*Problem to solve*
Repeat what the lines below say, word for word, and skip every image.

*Given data*

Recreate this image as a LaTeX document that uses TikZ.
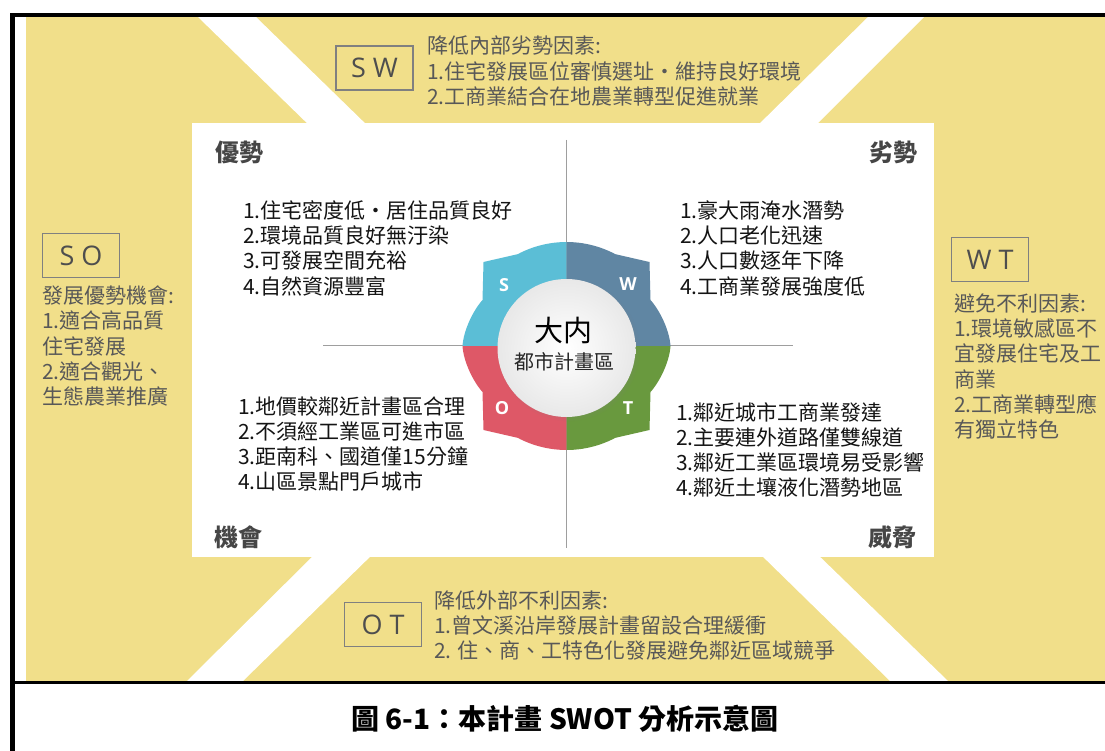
\documentclass[tikz,border=0pt]{standalone}
\usepackage{fontspec}
\setmainfont{Noto Sans CJK TC}
\newfontfamily\latinsans{Open Sans}
\usetikzlibrary{shadows}
\definecolor{bgyellow}{RGB}{241,223,138}
\definecolor{txtgray}{RGB}{88,88,88}
\definecolor{labgray}{RGB}{78,78,78}
\definecolor{boxgray}{RGB}{128,128,128}
\definecolor{ttlgray}{RGB}{70,70,70}
\definecolor{listblack}{RGB}{20,20,20}
\definecolor{segS}{RGB}{91,190,214}
\definecolor{segW}{RGB}{96,134,163}
\definecolor{segO}{RGB}{222,88,103}
\definecolor{segT}{RGB}{105,153,62}
\newcommand\swotpiece[1]{\fill[#1] (0,0) -- (0,104) -- plot[domain=90:118,samples=14,variable=\t] (\t:104) -- (-83,84) -- (-84,46) .. controls (-93,36) and (-103,16) .. (-104,0) -- cycle;}
\newcommand\tccomma{\makebox[1em][c]{·}}
\begin{document}
\begin{tikzpicture}[x=1pt,y=-1pt,
  graytext/.style={font=\fontsize{21}{25}\selectfont, text=txtgray, inner sep=0pt, anchor=west},
  listtext/.style={font=\fontsize{21}{25}\selectfont, text=listblack, inner sep=0pt, anchor=west},
  boxlabel/.style={draw=boxgray, line width=1.4pt, minimum width=77pt, minimum height=44pt, inner sep=0pt, font=\latinsans\fontsize{27}{27}\selectfont, text=labgray},
  quadtitle/.style={font=\bfseries\fontsize{24}{24}\selectfont, text=ttlgray, inner sep=0pt},
  segletter/.style={font=\latinsans\bfseries\fontsize{18}{18}\selectfont, text=white, inner sep=0pt},
  divline/.style={draw=black!38, line width=1.6pt}
]
\useasboundingbox (0,0) rectangle (1105,751);
\fill[white] (0,0) rectangle (1105,751);
% yellow background
\fill[bgyellow] (26,17) rectangle (1105,681);
% white diagonal stripes
\fill[white] (198,17) -- (256,17) -- (372,130) -- (314,130) -- cycle;
\fill[white] (868,17) -- (924,17) -- (811,130) -- (753,130) -- cycle;
\fill[white] (319,550) -- (377,550) -- (243,681) -- (187,681) -- cycle;
\fill[white] (756,550) -- (813,550) -- (948,681) -- (890,681) -- cycle;
% central white panel
\fill[white] (192,123) rectangle (934,557);
% black frame lines
\fill[black] (10,13) rectangle (1105,17);
\fill[black] (10,13) rectangle (15,751);
\fill[black] (10,681) rectangle (1105,684);

% divider lines
\coordinate (vt) at (566.5,140);
\coordinate (vb) at (566.5,548);
\coordinate (hl) at (323,345.5);
\coordinate (hr) at (793,345.5);
\draw[divline] (vt) -- (vb);
\draw[divline] (hl) -- (hr);

% ring
\begin{scope}[shift={(566.5,346)}, yscale=-1]
  \swotpiece{segS}
  \begin{scope}[xscale=-1]\swotpiece{segW}\end{scope}
  \begin{scope}[yscale=-1]\swotpiece{segO}\end{scope}
  \begin{scope}[xscale=-1,yscale=-1]\swotpiece{segT}\end{scope}
\end{scope}
\node[segletter] (lS) at (504,285) {S};
\node[segletter] (lW) at (628,284) {W};
\node[segletter] (lO) at (502,408) {O};
\node[segletter] (lT) at (628,408) {T};
% centre disc
\node[circle, minimum size=138pt, inner sep=0pt, inner color=white, outer color=black!9,
      circular drop shadow={opacity=0.3, shadow scale=1.04}] (core) at (566.5,348) {};
\node[font=\fontsize{29}{29}\selectfont, text=black, inner sep=0pt] (cname) at (563.5,331) {大内};
\node[font=\fontsize{20}{20}\selectfont, text=black!85, inner sep=0pt] (csub) at (564,362) {都市計畫區};

% quadrant titles
\node[quadtitle] (tS) at (239,152) {優勢};
\node[quadtitle] (tW) at (893,152) {劣勢};
\node[quadtitle] (tO) at (238,537) {機會};
\node[quadtitle] (tT) at (892,537) {威脅};

% lists
\foreach \t [count=\i] in {1.住宅密度低\tccomma 居住品質良好, 2.環境品質良好無汙染, 3.可發展空間充裕, 4.自然資源豐富}
  \node[listtext] (s\i) at (243,{210.5+25.2*(\i-1)}) {\t};
\foreach \t [count=\i] in {1.豪大雨淹水潛勢, 2.人口老化迅速, 3.人口數逐年下降, 4.工商業發展強度低}
  \node[listtext] (w\i) at (680,{210.5+25.2*(\i-1)}) {\t};
\foreach \t [count=\i] in {1.地價較鄰近計畫區合理, 2.不須經工業區可進市區, 3.距南科、國道僅15分鐘, 4.山區景點門戶城市}
  \node[listtext] (o\i) at (238,{406.5+25.1*(\i-1)}) {\t};
\foreach \t [count=\i] in {1.鄰近城市工商業發達, 2.主要連外道路僅雙線道, 3.鄰近工業區環境易受影響, 4.鄰近土壤液化潛勢地區}
  \node[listtext] (th\i) at (676,{412+25.1*(\i-1)}) {\t};

% strategy boxes
\node[boxlabel] (bSW) at (374.5,68) {S W};
\foreach \t [count=\i] in {降低內部劣勢因素:, 1.住宅發展區位審慎選址\tccomma 維持良好環境, 2.工商業結合在地農業轉型促進就業}
  \node[graytext] (sw\i) at (427,{45+26*(\i-1)}) {\t};

\node[boxlabel] (bSO) at (81,255.5) {S O};
\foreach \t [count=\i] in {發展優勢機會:, 1.適合高品質, 住宅發展, 2.適合觀光、, 生態農業推廣}
  \node[graytext] (so\i) at (42,{295.5+25.3*(\i-1)}) {\t};

\node[boxlabel] (bWT) at (990,259.5) {W T};
\foreach \t [count=\i] in {避免不利因素:, 1.環境敏感區不, 宜發展住宅及工, 商業, 2.工商業轉型應, 有獨立特色}
  \node[graytext] (wt\i) at (954,{303.5+25.2*(\i-1)}) {\t};

\node[boxlabel] (bOT) at (383,624.5) {O T};
\foreach \t [count=\i] in {降低外部不利因素:, 1.曾文溪沿岸發展計畫留設合理緩衝, 2. 住、商、工特色化發展避免鄰近區域競爭}
  \node[graytext] (ot\i) at (434,{600+25.5*(\i-1)}) {\t};

% caption
\node[font=\bfseries\fontsize{28}{28}\selectfont, text=black, inner sep=0pt] (cap) at (565,719) {圖 6-1：本計畫 SWOT 分析示意圖};
\end{tikzpicture}
\end{document}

*Answer*
Recreate this image as a LaTeX document that uses TikZ.
\documentclass[tikz,border=0pt]{standalone}
\usepackage{fontspec}
\setmainfont{Noto Sans CJK TC}
\newfontfamily\latinsans{Open Sans}
\usetikzlibrary{shadows}
\definecolor{bgyellow}{RGB}{241,223,138}
\definecolor{txtgray}{RGB}{88,88,88}
\definecolor{labgray}{RGB}{78,78,78}
\definecolor{boxgray}{RGB}{128,128,128}
\definecolor{ttlgray}{RGB}{70,70,70}
\definecolor{listblack}{RGB}{20,20,20}
\definecolor{segS}{RGB}{91,190,214}
\definecolor{segW}{RGB}{96,134,163}
\definecolor{segO}{RGB}{222,88,103}
\definecolor{segT}{RGB}{105,153,62}
\newcommand\swotpiece[1]{\fill[#1] (0,0) -- (0,104) -- plot[domain=90:118,samples=14,variable=\t] (\t:104) -- (-83,84) -- (-84,46) .. controls (-93,36) and (-103,16) .. (-104,0) -- cycle;}
\newcommand\tccomma{\makebox[1em][c]{·}}
\begin{document}
\begin{tikzpicture}[x=1pt,y=-1pt,
  graytext/.style={font=\fontsize{21}{25}\selectfont, text=txtgray, inner sep=0pt, anchor=west},
  listtext/.style={font=\fontsize{21}{25}\selectfont, text=listblack, inner sep=0pt, anchor=west},
  boxlabel/.style={draw=boxgray, line width=1.4pt, minimum width=77pt, minimum height=44pt, inner sep=0pt, font=\latinsans\fontsize{27}{27}\selectfont, text=labgray},
  quadtitle/.style={font=\bfseries\fontsize{24}{24}\selectfont, text=ttlgray, inner sep=0pt},
  segletter/.style={font=\latinsans\bfseries\fontsize{18}{18}\selectfont, text=white, inner sep=0pt},
  divline/.style={draw=black!38, line width=1.6pt}
]
\useasboundingbox (0,0) rectangle (1105,751);
\fill[white] (0,0) rectangle (1105,751);
% yellow background
\fill[bgyellow] (26,17) rectangle (1105,681);
% white diagonal stripes
\fill[white] (198,17) -- (256,17) -- (372,130) -- (314,130) -- cycle;
\fill[white] (868,17) -- (924,17) -- (811,130) -- (753,130) -- cycle;
\fill[white] (319,550) -- (377,550) -- (243,681) -- (187,681) -- cycle;
\fill[white] (756,550) -- (813,550) -- (948,681) -- (890,681) -- cycle;
% central white panel
\fill[white] (192,123) rectangle (934,557);
% black frame lines
\fill[black] (10,13) rectangle (1105,17);
\fill[black] (10,13) rectangle (15,751);
\fill[black] (10,681) rectangle (1105,684);

% divider lines
\coordinate (vt) at (566.5,140);
\coordinate (vb) at (566.5,548);
\coordinate (hl) at (323,345.5);
\coordinate (hr) at (793,345.5);
\draw[divline] (vt) -- (vb);
\draw[divline] (hl) -- (hr);

% ring
\begin{scope}[shift={(566.5,346)}, yscale=-1]
  \swotpiece{segS}
  \begin{scope}[xscale=-1]\swotpiece{segW}\end{scope}
  \begin{scope}[yscale=-1]\swotpiece{segO}\end{scope}
  \begin{scope}[xscale=-1,yscale=-1]\swotpiece{segT}\end{scope}
\end{scope}
\node[segletter] (lS) at (504,285) {S};
\node[segletter] (lW) at (628,284) {W};
\node[segletter] (lO) at (502,408) {O};
\node[segletter] (lT) at (628,408) {T};
% centre disc
\node[circle, minimum size=138pt, inner sep=0pt, inner color=white, outer color=black!9,
      circular drop shadow={opacity=0.3, shadow scale=1.04}] (core) at (566.5,348) {};
\node[font=\fontsize{29}{29}\selectfont, text=black, inner sep=0pt] (cname) at (563.5,331) {大内};
\node[font=\fontsize{20}{20}\selectfont, text=black!85, inner sep=0pt] (csub) at (564,362) {都市計畫區};

% quadrant titles
\node[quadtitle] (tS) at (239,152) {優勢};
\node[quadtitle] (tW) at (893,152) {劣勢};
\node[quadtitle] (tO) at (238,537) {機會};
\node[quadtitle] (tT) at (892,537) {威脅};

% lists
\foreach \t [count=\i] in {1.住宅密度低\tccomma 居住品質良好, 2.環境品質良好無汙染, 3.可發展空間充裕, 4.自然資源豐富}
  \node[listtext] (s\i) at (243,{210.5+25.2*(\i-1)}) {\t};
\foreach \t [count=\i] in {1.豪大雨淹水潛勢, 2.人口老化迅速, 3.人口數逐年下降, 4.工商業發展強度低}
  \node[listtext] (w\i) at (680,{210.5+25.2*(\i-1)}) {\t};
\foreach \t [count=\i] in {1.地價較鄰近計畫區合理, 2.不須經工業區可進市區, 3.距南科、國道僅15分鐘, 4.山區景點門戶城市}
  \node[listtext] (o\i) at (238,{406.5+25.1*(\i-1)}) {\t};
\foreach \t [count=\i] in {1.鄰近城市工商業發達, 2.主要連外道路僅雙線道, 3.鄰近工業區環境易受影響, 4.鄰近土壤液化潛勢地區}
  \node[listtext] (th\i) at (676,{412+25.1*(\i-1)}) {\t};

% strategy boxes
\node[boxlabel] (bSW) at (374.5,68) {S W};
\foreach \t [count=\i] in {降低內部劣勢因素:, 1.住宅發展區位審慎選址\tccomma 維持良好環境, 2.工商業結合在地農業轉型促進就業}
  \node[graytext] (sw\i) at (427,{45+26*(\i-1)}) {\t};

\node[boxlabel] (bSO) at (81,255.5) {S O};
\foreach \t [count=\i] in {發展優勢機會:, 1.適合高品質, 住宅發展, 2.適合觀光、, 生態農業推廣}
  \node[graytext] (so\i) at (42,{295.5+25.3*(\i-1)}) {\t};

\node[boxlabel] (bWT) at (990,259.5) {W T};
\foreach \t [count=\i] in {避免不利因素:, 1.環境敏感區不, 宜發展住宅及工, 商業, 2.工商業轉型應, 有獨立特色}
  \node[graytext] (wt\i) at (954,{303.5+25.2*(\i-1)}) {\t};

\node[boxlabel] (bOT) at (383,624.5) {O T};
\foreach \t [count=\i] in {降低外部不利因素:, 1.曾文溪沿岸發展計畫留設合理緩衝, 2. 住、商、工特色化發展避免鄰近區域競爭}
  \node[graytext] (ot\i) at (434,{600+25.5*(\i-1)}) {\t};

% caption
\node[font=\bfseries\fontsize{28}{28}\selectfont, text=black, inner sep=0pt] (cap) at (565,719) {圖 6-1：本計畫 SWOT 分析示意圖};
\end{tikzpicture}
\end{document}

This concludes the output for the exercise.